I'm having some thoughts about vacation...what really is a vacation? If you type it into google you'll get bombarded with "affordable offers" to all over the world. I actually had to type in "define vacation" in order to get what I was looking for AND there were still adds on the side trying to entice me off to Hawaii, Disney & the Biltmore.
-noun
1. a period of suspension of work, study, or other activity, usually used for rest, recreation, or travel; recess or holiday
2. a part of the year, regularly set aside, when normal activities of law courts, legislatures, etc., are suspended.
3. freedom or release from duty, business, or activity.
I would say that technically our summer is filled with vacations...we're taking a release from our regular duties to travel & spend time with people that we love. Yet I feel like I need a vacation from all of our vacations! What I'm trying to say is that
I want to go-go-go & sleep when I'm dead, but the truth is it's not as fun going when you're exhausted. This summer we've decided to do a little here and there, spread out the days off to try and do it all instead of taking off a full 10 days and resting. I can almost predict with certainty that next year will be different. Hum...if I post this maybe it will actually come true!? Maybe I'll jump on board with the "staycations" where you relax in your own town! Then again, there is so much of this world to see!
I'm realizing a few things about myself...I need more rest and down time than John does. I love to be doing, going, being with people, but I also love to unwind at the house and work in the yard or simply relax. Having no evening plans is rare these days & when it happens I'm actually gitty! I'm also realizing that when I feel overwhelmed...when I feel like I'm on the go constantly, I get more stressed than I should be. A molehill becomes a mountain and it's all out of prospective because I'm tired. It's like a snowball effect from there...tired makes me crabby, which makes me short with John, which makes me short with everyone, which makes me feel like I got the wrong degree in college & should be living in Cuba & that it might be a good idea to buy a houseboat. Do you see where this is going?

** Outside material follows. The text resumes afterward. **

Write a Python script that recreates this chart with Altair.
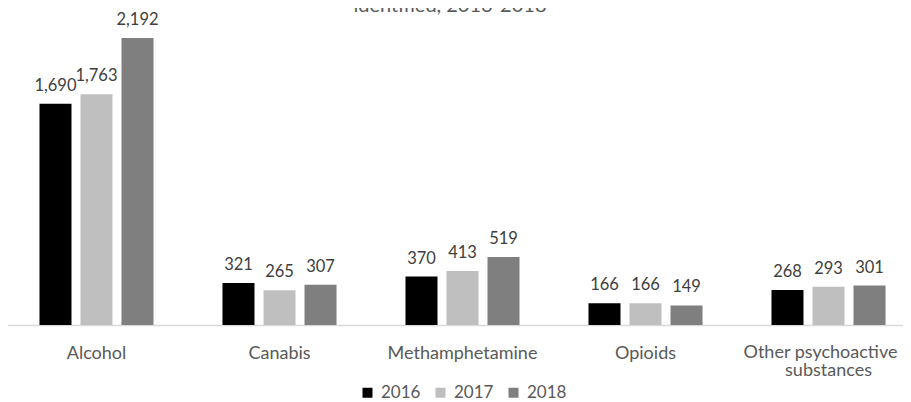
import altair as alt
import pandas as pd

categories = ["Alcohol", "Canabis", "Methamphetamine", "Opioids", "Other psychoactive substances"]
years = ["2016", "2017", "2018"]
v2016 = [1690, 321, 370, 166, 268]
v2017 = [1763, 265, 413, 166, 293]
v2018 = [2192, 307, 519, 149, 301]
colors = ["#000000", "#bfbfbf", "#7f7f7f"]
title_text = "identified, 2016-2018"
last_label_lines = ["Other psychoactive", "substances"]

rows = []
for yr, vals in zip(years, [v2016, v2017, v2018]):
    for c, v in zip(categories, vals):
        rows.append({"category": c, "year": yr, "value": v})
df = pd.DataFrame(rows)

FONT = "Lato"
W, H = 895, 317
LABEL_SIZE = 18
LABEL_COLOR = "#595959"

x_scale = alt.Scale(range=[-3, 912], paddingInner=0, paddingOuter=0)
x = alt.X(
    "category:N",
    sort=categories,
    scale=x_scale,
    axis=alt.Axis(
        title=None, labelAngle=0, ticks=False, domainColor="#d9d9d9", domainWidth=1.5,
        labelPadding=33, labelBaseline="alphabetic", labelFontSize=LABEL_SIZE, labelColor=LABEL_COLOR,
        labelFont=FONT, labelLimit=0,
        labelExpr="datum.value == 'Other psychoactive substances' ? '' : datum.value",
    ),
)
xo = alt.XOffset("year:N", sort=years, scale=alt.Scale(paddingInner=0.2195, paddingOuter=0.841))
y = alt.Y("value:Q", scale=alt.Scale(domain=[0, 2421], nice=False), axis=None)

bars = alt.Chart(df).mark_bar().encode(
    x=x, xOffset=xo, y=y,
    color=alt.Color(
        "year:N", sort=years, scale=alt.Scale(domain=years, range=colors),
        legend=alt.Legend(
            title=None, orient="none", legendX=351, legendY=376, direction="horizontal",
            symbolType="square", symbolSize=100, symbolStrokeWidth=0, labelFontSize=17,
            labelColor=LABEL_COLOR, labelFont=FONT, labelOffset=5, columnPadding=11, padding=0,
        ),
    ),
)

labels = alt.Chart(df).mark_text(
    dy=-13, baseline="alphabetic", fontSize=16.5, font=FONT, color="#404040"
).encode(x=x, xOffset=xo, y=y, text=alt.Text("value:Q", format=","))

last_df = pd.DataFrame({"category": [categories[-1]], "l1": [last_label_lines[0]], "l2": [last_label_lines[1]]})
last1 = alt.Chart(last_df).mark_text(
    baseline="alphabetic", align="center", fontSize=LABEL_SIZE, font=FONT, color=LABEL_COLOR, dx=-8
).encode(x=x, y=alt.value(350), text="l1:N")
last2 = alt.Chart(last_df).mark_text(
    baseline="alphabetic", align="center", fontSize=LABEL_SIZE, font=FONT, color=LABEL_COLOR
).encode(x=x, y=alt.value(368), text="l2:N")

title = alt.Chart(pd.DataFrame({"t": [title_text]})).mark_text(
    fontSize=20, font=FONT, color=LABEL_COLOR, baseline="alphabetic", align="center"
).encode(x=alt.value(442), y=alt.value(4), text="t:N")

chart = alt.layer(bars, labels, last1, last2, title).properties(
    width=W, height=H,
    autosize=alt.AutoSizeParams(type="none"),
    padding={"left": 0, "top": 0, "right": 0, "bottom": 77},
).configure_view(stroke=None)

chart.save("out.html", embed_options={"renderer": "svg", "actions": False})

I think I need to redefine what a vacation needs to be for me & work that in to what I say "yes" and "no" to from here on out. I never thought life would get busier than it was in college and when I think about how utterly wrong I was, I laugh. I do this knowing that I'll look back at this time in my life the exact same way once I'm driving kids to soccer, gymnastics, birthday parties & play dates.
So, how do you do it? How do you prefer to spend your vacations? Several weekend trips away or one big long getaway? Am I the only crazy person out there? ok..don't answer that last question...I'm way too afraid of the answer!



2 comments:
I feel like we are the same person here! I definitely need more down time than Adam and it makes me feel so guilty for not being go-go-go all the time (Which we are, anyways). I usually prefer small mini-trips throughout the whole year, because it cuts up the day-to-day routine, but then I'm back to feeling exhausted again. This past Memorial Day weekend, our flight got cancelled to see Adam's grandparents, and we ended up staying in Chester for 4 days without ANY plans!! It was glorious! Don't feel bad about relaxing and cancelling plans. I promise, you won't miss out:-)
I like vacations of only a few days, but that could be because I'm home with the boys...even though we arent really "home" alot, we are going going going, and we have to go go go so that I wont go crazy some days with the boys. BUT if we dont go away, Chris cant 'get away' from work. This is the first year that we havnt had to go to KY to visit Chris family since they all moved here and he has been taking a day here and a day there and we LOVE it! We are taking the boys to places in Charlotte we've never been or just going to a new park...I do want to go on a vacation with just him though, because sometimes with kids a vacation is really alot of work! :D
You can always take a vacation to Charlotte and just sit on the couch and watch lifetime movies with me when the boys go to bed, we wont plan anything and I've lots of yard work you can do!